### GIVEN DATA
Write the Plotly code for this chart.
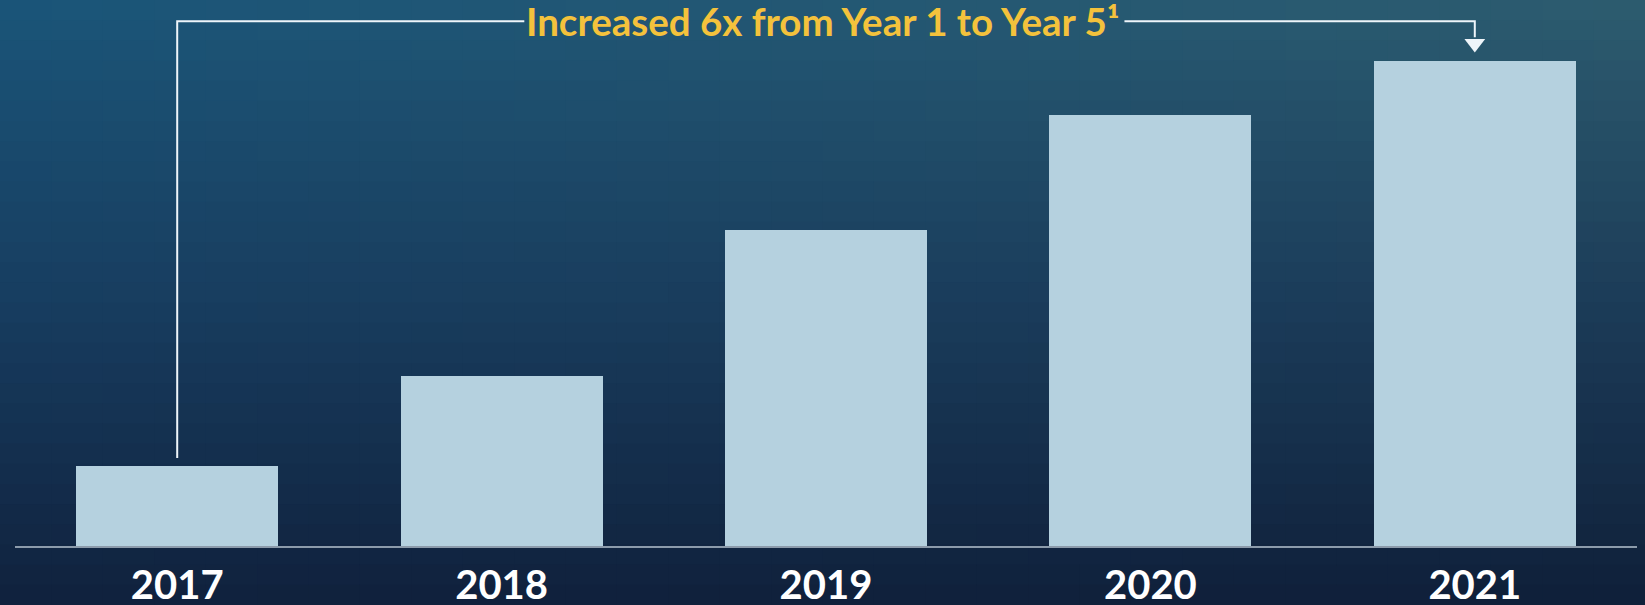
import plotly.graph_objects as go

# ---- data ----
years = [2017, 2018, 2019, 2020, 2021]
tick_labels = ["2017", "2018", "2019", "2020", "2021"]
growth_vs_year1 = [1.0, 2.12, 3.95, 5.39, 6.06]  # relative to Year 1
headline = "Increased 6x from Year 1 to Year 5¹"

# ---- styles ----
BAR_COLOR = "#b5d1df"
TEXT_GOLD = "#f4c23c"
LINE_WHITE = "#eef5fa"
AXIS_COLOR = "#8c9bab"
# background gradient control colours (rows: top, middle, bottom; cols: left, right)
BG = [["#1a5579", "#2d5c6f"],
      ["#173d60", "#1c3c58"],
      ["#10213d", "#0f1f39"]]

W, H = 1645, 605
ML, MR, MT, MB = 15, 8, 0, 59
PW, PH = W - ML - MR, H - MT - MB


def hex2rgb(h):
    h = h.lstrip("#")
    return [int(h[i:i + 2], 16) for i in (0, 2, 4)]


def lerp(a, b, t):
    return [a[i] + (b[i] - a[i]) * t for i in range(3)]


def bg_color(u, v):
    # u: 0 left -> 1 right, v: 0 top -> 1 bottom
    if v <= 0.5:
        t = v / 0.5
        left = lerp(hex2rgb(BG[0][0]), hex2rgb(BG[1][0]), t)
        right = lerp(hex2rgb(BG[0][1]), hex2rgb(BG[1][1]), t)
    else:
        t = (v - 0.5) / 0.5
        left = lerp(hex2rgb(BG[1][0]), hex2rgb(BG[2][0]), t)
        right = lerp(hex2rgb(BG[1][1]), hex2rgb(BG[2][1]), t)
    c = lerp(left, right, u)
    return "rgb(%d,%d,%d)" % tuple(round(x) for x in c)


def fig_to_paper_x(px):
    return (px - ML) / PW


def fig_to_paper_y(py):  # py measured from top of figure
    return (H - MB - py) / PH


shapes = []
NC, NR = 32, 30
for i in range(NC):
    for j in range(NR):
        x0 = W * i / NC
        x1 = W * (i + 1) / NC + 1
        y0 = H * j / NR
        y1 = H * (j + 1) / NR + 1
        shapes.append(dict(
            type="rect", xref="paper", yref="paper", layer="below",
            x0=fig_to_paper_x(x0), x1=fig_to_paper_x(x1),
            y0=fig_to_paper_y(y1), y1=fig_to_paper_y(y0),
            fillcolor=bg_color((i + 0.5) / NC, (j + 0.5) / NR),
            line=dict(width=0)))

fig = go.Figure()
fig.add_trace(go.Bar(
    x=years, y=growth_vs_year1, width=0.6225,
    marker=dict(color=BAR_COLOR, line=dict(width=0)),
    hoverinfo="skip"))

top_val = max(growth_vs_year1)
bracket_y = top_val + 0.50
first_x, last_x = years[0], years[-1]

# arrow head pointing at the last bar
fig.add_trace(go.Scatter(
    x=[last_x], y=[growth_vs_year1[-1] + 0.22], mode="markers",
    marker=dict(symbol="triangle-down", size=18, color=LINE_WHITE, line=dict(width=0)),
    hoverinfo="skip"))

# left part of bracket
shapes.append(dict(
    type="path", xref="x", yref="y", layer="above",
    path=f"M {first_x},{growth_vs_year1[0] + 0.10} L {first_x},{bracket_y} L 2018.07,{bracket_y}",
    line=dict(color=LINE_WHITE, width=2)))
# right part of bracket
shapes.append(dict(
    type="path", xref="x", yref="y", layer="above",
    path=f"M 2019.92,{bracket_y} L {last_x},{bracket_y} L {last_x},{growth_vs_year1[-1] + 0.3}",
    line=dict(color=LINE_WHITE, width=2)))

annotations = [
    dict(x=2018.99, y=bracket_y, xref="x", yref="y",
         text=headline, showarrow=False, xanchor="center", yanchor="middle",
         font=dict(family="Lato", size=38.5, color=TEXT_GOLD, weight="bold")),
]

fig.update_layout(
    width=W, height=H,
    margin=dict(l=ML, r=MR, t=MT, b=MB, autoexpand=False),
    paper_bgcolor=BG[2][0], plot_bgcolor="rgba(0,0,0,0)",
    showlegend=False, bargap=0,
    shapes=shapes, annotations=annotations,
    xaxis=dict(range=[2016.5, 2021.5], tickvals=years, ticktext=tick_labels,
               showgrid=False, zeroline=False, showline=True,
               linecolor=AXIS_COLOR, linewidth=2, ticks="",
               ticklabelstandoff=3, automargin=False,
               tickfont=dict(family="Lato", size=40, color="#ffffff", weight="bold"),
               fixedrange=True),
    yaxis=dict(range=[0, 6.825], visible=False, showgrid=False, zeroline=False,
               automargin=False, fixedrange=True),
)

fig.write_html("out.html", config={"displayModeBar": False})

### TASK
Make an exact copy of the data, leaving its pictures out.

### RESULT
Write the Plotly code for this chart.
import plotly.graph_objects as go

# ---- data ----
years = [2017, 2018, 2019, 2020, 2021]
tick_labels = ["2017", "2018", "2019", "2020", "2021"]
growth_vs_year1 = [1.0, 2.12, 3.95, 5.39, 6.06]  # relative to Year 1
headline = "Increased 6x from Year 1 to Year 5¹"

# ---- styles ----
BAR_COLOR = "#b5d1df"
TEXT_GOLD = "#f4c23c"
LINE_WHITE = "#eef5fa"
AXIS_COLOR = "#8c9bab"
# background gradient control colours (rows: top, middle, bottom; cols: left, right)
BG = [["#1a5579", "#2d5c6f"],
      ["#173d60", "#1c3c58"],
      ["#10213d", "#0f1f39"]]

W, H = 1645, 605
ML, MR, MT, MB = 15, 8, 0, 59
PW, PH = W - ML - MR, H - MT - MB


def hex2rgb(h):
    h = h.lstrip("#")
    return [int(h[i:i + 2], 16) for i in (0, 2, 4)]


def lerp(a, b, t):
    return [a[i] + (b[i] - a[i]) * t for i in range(3)]


def bg_color(u, v):
    # u: 0 left -> 1 right, v: 0 top -> 1 bottom
    if v <= 0.5:
        t = v / 0.5
        left = lerp(hex2rgb(BG[0][0]), hex2rgb(BG[1][0]), t)
        right = lerp(hex2rgb(BG[0][1]), hex2rgb(BG[1][1]), t)
    else:
        t = (v - 0.5) / 0.5
        left = lerp(hex2rgb(BG[1][0]), hex2rgb(BG[2][0]), t)
        right = lerp(hex2rgb(BG[1][1]), hex2rgb(BG[2][1]), t)
    c = lerp(left, right, u)
    return "rgb(%d,%d,%d)" % tuple(round(x) for x in c)


def fig_to_paper_x(px):
    return (px - ML) / PW


def fig_to_paper_y(py):  # py measured from top of figure
    return (H - MB - py) / PH


shapes = []
NC, NR = 32, 30
for i in range(NC):
    for j in range(NR):
        x0 = W * i / NC
        x1 = W * (i + 1) / NC + 1
        y0 = H * j / NR
        y1 = H * (j + 1) / NR + 1
        shapes.append(dict(
            type="rect", xref="paper", yref="paper", layer="below",
            x0=fig_to_paper_x(x0), x1=fig_to_paper_x(x1),
            y0=fig_to_paper_y(y1), y1=fig_to_paper_y(y0),
            fillcolor=bg_color((i + 0.5) / NC, (j + 0.5) / NR),
            line=dict(width=0)))

fig = go.Figure()
fig.add_trace(go.Bar(
    x=years, y=growth_vs_year1, width=0.6225,
    marker=dict(color=BAR_COLOR, line=dict(width=0)),
    hoverinfo="skip"))

top_val = max(growth_vs_year1)
bracket_y = top_val + 0.50
first_x, last_x = years[0], years[-1]

# arrow head pointing at the last bar
fig.add_trace(go.Scatter(
    x=[last_x], y=[growth_vs_year1[-1] + 0.22], mode="markers",
    marker=dict(symbol="triangle-down", size=18, color=LINE_WHITE, line=dict(width=0)),
    hoverinfo="skip"))

# left part of bracket
shapes.append(dict(
    type="path", xref="x", yref="y", layer="above",
    path=f"M {first_x},{growth_vs_year1[0] + 0.10} L {first_x},{bracket_y} L 2018.07,{bracket_y}",
    line=dict(color=LINE_WHITE, width=2)))
# right part of bracket
shapes.append(dict(
    type="path", xref="x", yref="y", layer="above",
    path=f"M 2019.92,{bracket_y} L {last_x},{bracket_y} L {last_x},{growth_vs_year1[-1] + 0.3}",
    line=dict(color=LINE_WHITE, width=2)))

annotations = [
    dict(x=2018.99, y=bracket_y, xref="x", yref="y",
         text=headline, showarrow=False, xanchor="center", yanchor="middle",
         font=dict(family="Lato", size=38.5, color=TEXT_GOLD, weight="bold")),
]

fig.update_layout(
    width=W, height=H,
    margin=dict(l=ML, r=MR, t=MT, b=MB, autoexpand=False),
    paper_bgcolor=BG[2][0], plot_bgcolor="rgba(0,0,0,0)",
    showlegend=False, bargap=0,
    shapes=shapes, annotations=annotations,
    xaxis=dict(range=[2016.5, 2021.5], tickvals=years, ticktext=tick_labels,
               showgrid=False, zeroline=False, showline=True,
               linecolor=AXIS_COLOR, linewidth=2, ticks="",
               ticklabelstandoff=3, automargin=False,
               tickfont=dict(family="Lato", size=40, color="#ffffff", weight="bold"),
               fixedrange=True),
    yaxis=dict(range=[0, 6.825], visible=False, showgrid=False, zeroline=False,
               automargin=False, fixedrange=True),
)

fig.write_html("out.html", config={"displayModeBar": False})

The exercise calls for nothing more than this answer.